◆ Requirement
Reproduce, character for character, the lines below from the first through the one with "import plotly.graph_objects as go". Leave pictures out.

◆ Data provided
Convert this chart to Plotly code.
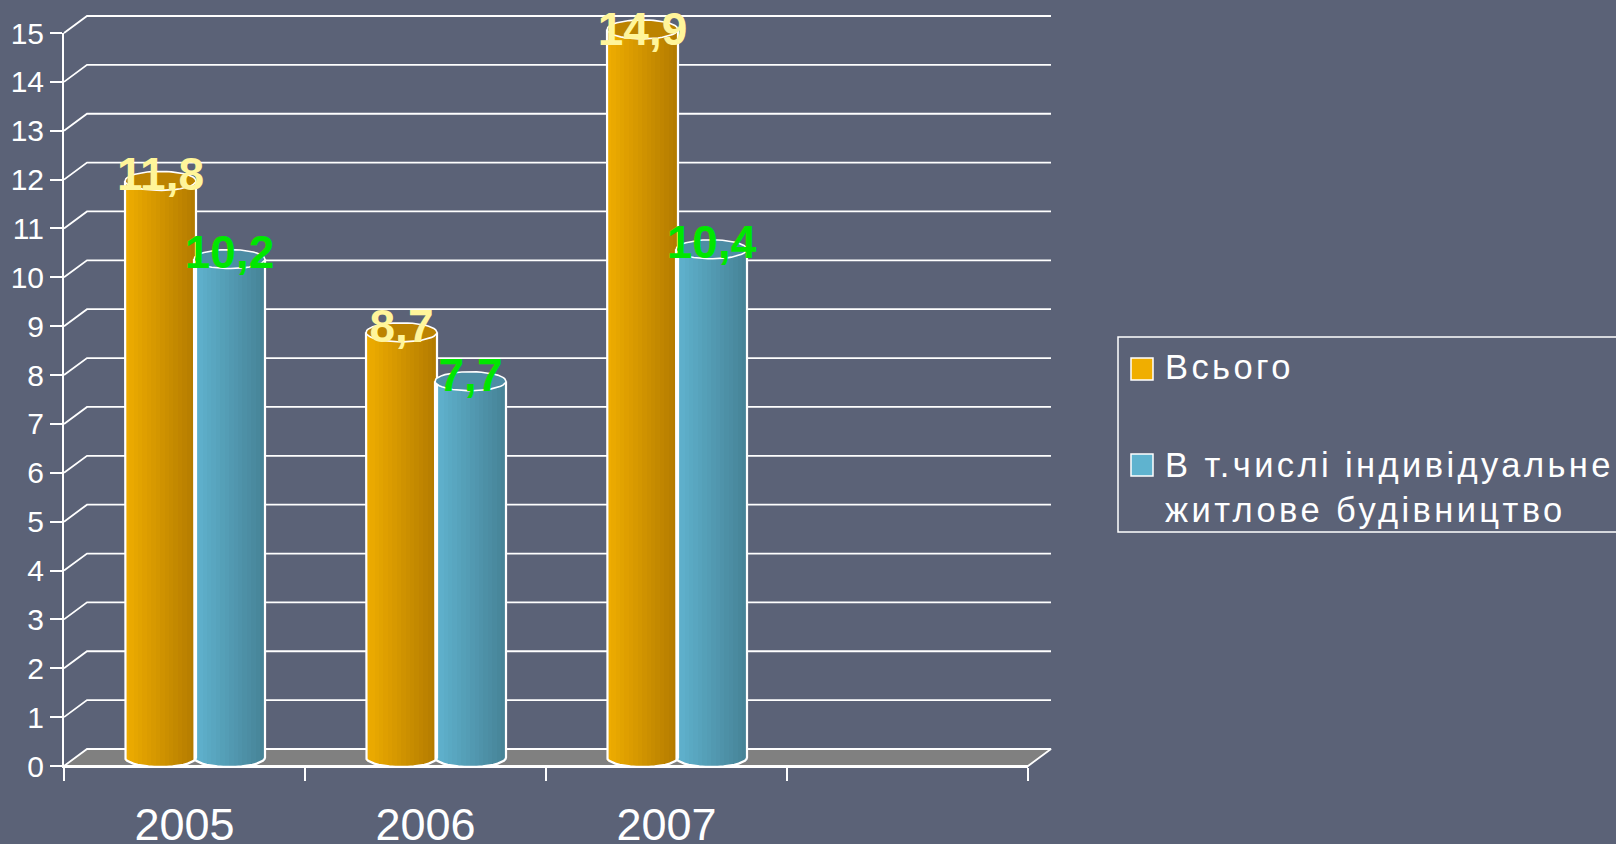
import math
import plotly.graph_objects as go

# ---------- data ----------
years = ["2005", "2006", "2007", " "]
total = [11.8, 8.7, 14.9]
individual = [10.2, 7.7, 10.4]
total_labels = ["11,8", "8,7", "14,9"]
individual_labels = ["10,2", "7,7", "10,4"]
y_ticks = list(range(0, 16))
name_total = "Всього"
name_individual = "В т.числі індивідуальне<br>житлове будівництво"

# ---------- style ----------
W, H = 1616, 844
BG = "#5B6277"
FRONT_L, FRONT_R, Y0, Y15 = 64, 1028, 766, 33
PX_X = (FRONT_R - FRONT_L) / 4
PX_Y = (Y0 - Y15) / 15
DX, DY = 23 / PX_X, 17 / PX_Y     # depth of the fake 3D box
BAR_W = 71 / PX_X
RY = 9.5 / PX_Y                   # lid half height
CY = 8.5 / PX_Y                   # cylinder axis lift (mid depth)
SHIFT = 11.5 / PX_X
OVERLAP = 2 / PX_X                # second cylinder slides over the first
N = 16
ORANGE = ((240, 174, 0), (178, 122, 0))
BLUE = ((96, 180, 208), (70, 130, 150))
LID_ORANGE = "#BC8300"
LID_BLUE = "#4E8DA5"
x_left, x_right = -0.5, 3.5
# full-figure data ranges, same scale as the visible axes
FULL_X = [x_left - FRONT_L / PX_X, x_left + (W - FRONT_L) / PX_X]
FULL_Y = [-(H - Y0) / PX_Y, Y0 / PX_Y]
# label placement relative to each lid, in pixels upward
LABEL_UP_TOTAL = [2, 2, -4]
LABEL_UP_INDIVIDUAL = [3, 2, 3]


def centre(i, side):
    return i + SHIFT + (side - 0.5) * BAR_W - side * OVERLAP


def mix(pair, t):
    a, b = pair
    return "rgb(%d,%d,%d)" % tuple(round(a[i] + (b[i] - a[i]) * t) for i in range(3))


def cylinder_bar(values, side, pair):
    xs, hs, bs, cs = [], [], [], []
    sw = BAR_W / N
    for i, v in enumerate(values):
        left = centre(i, side) - BAR_W / 2
        for k in range(N):
            t = (k + 0.5) / N
            arc = RY * math.sqrt(max(0, 1 - (2 * t - 1) ** 2))
            xs.append(left + sw * (k + 0.5))
            bs.append(CY - arc)
            hs.append(v)
            cs.append(mix(pair, t))
    return go.Bar(x=xs, y=hs, base=bs, width=[sw * 1.15] * len(xs),
                  marker=dict(color=cs, line=dict(width=0)), showlegend=False,
                  xaxis="x3", yaxis="y3", hoverinfo="skip")


def lids(values, side, colour):
    xs, ys = [], []
    for i, v in enumerate(values):
        cx = centre(i, side)
        for a in range(0, 361, 8):
            xs.append(cx + BAR_W / 2 * math.cos(math.radians(a)))
            ys.append(v + CY + RY * math.sin(math.radians(a)))
        xs.append(None)
        ys.append(None)
    return go.Scatter(x=xs, y=ys, mode="lines", fill="toself", fillcolor=colour,
                      line=dict(color="white", width=1.6), showlegend=False,
                      xaxis="x3", yaxis="y3", hoverinfo="skip")


def outlines(values, side):
    xs, ys = [], []
    for i, v in enumerate(values):
        cx = centre(i, side)
        xs.append(cx - BAR_W / 2)
        ys.append(v + CY)
        xs.append(cx - BAR_W / 2)
        ys.append(CY)
        for a in range(180, 361, 10):
            xs.append(cx + BAR_W / 2 * math.cos(math.radians(a)))
            ys.append(CY + RY * math.sin(math.radians(a)))
        xs.append(cx + BAR_W / 2)
        ys.append(v + CY)
        xs.append(None)
        ys.append(None)
    return go.Scatter(x=xs, y=ys, mode="lines", line=dict(color="white", width=2.2),
                      showlegend=False, xaxis="x3", yaxis="y3", hoverinfo="skip")


def value_labels(values, texts, side, colour, up):
    xs = [centre(i, side) for i in range(len(values))]
    ys = [v + CY + u / PX_Y for v, u in zip(values, up)]
    return go.Scatter(x=xs, y=ys, mode="text", text=texts, textposition="middle center",
                      textfont=dict(family="Liberation Sans", size=46, color=colour, weight="bold"),
                      showlegend=False, xaxis="x3", yaxis="y3", hoverinfo="skip")


def legend_entry(name, group):
    return go.Scatter(x=[None], y=[None], mode="markers", name=name, legendgroup=group,
                      marker=dict(color="rgba(0,0,0,0)", size=12), xaxis="x3", yaxis="y3",
                      hoverinfo="skip")


gx, gy = [], []
for v in y_ticks[1:]:
    gx += [x_left, x_left + DX, x_right + DX, None]
    gy += [v, v + DY, v + DY, None]

fig = go.Figure()
# category axis carrier
fig.add_trace(go.Scatter(x=years, y=[None] * 4, xaxis="x", yaxis="y", showlegend=False,
                         hoverinfo="skip"))
# back wall grid and floor
fig.add_trace(go.Scatter(x=gx, y=gy, mode="lines", line=dict(color="white", width=1.8),
                         showlegend=False, xaxis="x2", yaxis="y2", hoverinfo="skip"))
fig.add_trace(go.Scatter(x=[x_left, x_right, x_right + DX, x_left + DX, x_left],
                         y=[0, 0, DY, DY, 0], mode="lines", fill="toself",
                         fillcolor="#808080", line=dict(color="white", width=1.8),
                         showlegend=False, xaxis="x2", yaxis="y2", hoverinfo="skip"))
# cylinders
fig.add_trace(cylinder_bar(total, 0, ORANGE))
fig.add_trace(cylinder_bar(individual, 1, BLUE))
fig.add_trace(outlines(total, 0))
fig.add_trace(outlines(individual, 1))
fig.add_trace(lids(total, 0, LID_ORANGE))
fig.add_trace(lids(individual, 1, LID_BLUE))
fig.add_trace(value_labels(total, total_labels, 0, "#FFF59A", LABEL_UP_TOTAL))
fig.add_trace(value_labels(individual, individual_labels, 1, "#00E600", LABEL_UP_INDIVIDUAL))
fig.add_trace(legend_entry(name_total, "a"))
fig.add_trace(legend_entry(name_individual, "b"))

dom_x = [FRONT_L / W, FRONT_R / W]
axis_font = dict(family="Liberation Sans", color="white")
hidden = dict(visible=False, domain=[0, 1], fixedrange=True)
fig.update_layout(
    width=W, height=H, autosize=False,
    margin=dict(l=0, r=0, t=0, b=0, autoexpand=False),
    paper_bgcolor=BG, plot_bgcolor="rgba(0,0,0,0)",
    barmode="overlay", bargap=0,
    font=dict(family="Liberation Sans", color="white"),
    xaxis=dict(domain=dom_x, type="category", categoryorder="array", categoryarray=years,
               range=[x_left, x_right], tickson="boundaries", ticks="outside", ticklen=13,
               tickwidth=1.6, tickcolor="white", showline=True, linecolor="white", linewidth=2,
               showgrid=False, zeroline=False, anchor="y", ticklabelstandoff=18,
               tickfont=dict(size=45, **axis_font)),
    yaxis=dict(domain=[(H - Y0) / H, (H - Y15) / H], range=[0, 15], tickvals=y_ticks,
               ticks="outside", ticklen=12, tickwidth=1.6, tickcolor="white",
               showline=True, linecolor="white", linewidth=2, showgrid=False, zeroline=False,
               anchor="x", ticklabelstandoff=0, tickfont=dict(size=30, **axis_font)),
    xaxis2=dict(range=FULL_X, anchor="y2", **hidden),
    yaxis2=dict(range=FULL_Y, anchor="x2", **hidden),
    xaxis3=dict(range=FULL_X, anchor="y3", **hidden),
    yaxis3=dict(range=FULL_Y, anchor="x3", **hidden),
    legend=dict(x=1125 / W, xanchor="left", y=(H - 337) / H, yanchor="top",
                traceorder="grouped", tracegroupgap=50, bgcolor="rgba(0,0,0,0)", borderwidth=0,
                font=dict(family="Liberation Sans", size=34.5, color="white")),
    shapes=[
        dict(type="rect", xref="paper", yref="paper", x0=1118 / W, x1=1.01,
             y0=(H - 532) / H, y1=(H - 337) / H, line=dict(color="white", width=1.5)),
        dict(type="rect", xref="paper", yref="paper", x0=1131 / W, x1=1153 / W,
             y0=(H - 380) / H, y1=(H - 358) / H, fillcolor="#F0AE00",
             line=dict(color="white", width=1.5)),
        dict(type="rect", xref="paper", yref="paper", x0=1131 / W, x1=1153 / W,
             y0=(H - 476) / H, y1=(H - 454) / H, fillcolor="#5FB3CF",
             line=dict(color="white", width=1.5)),
    ],
)

fig.write_html(
    "out.html",
    config={"displayModeBar": False},
    post_script=(
        "document.body.style.margin='0';document.body.style.overflow='hidden';"
        "var s=document.createElement('style');"
        "s.textContent='.legendtext{letter-spacing:3.4px}"
        ".legend .scrollbox{clip-path:none !important}"
        ".legend{overflow:visible}';"
        "document.head.appendChild(s);"
    ),
)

◆ Response below
Convert this chart to Plotly code.
import math
import plotly.graph_objects as go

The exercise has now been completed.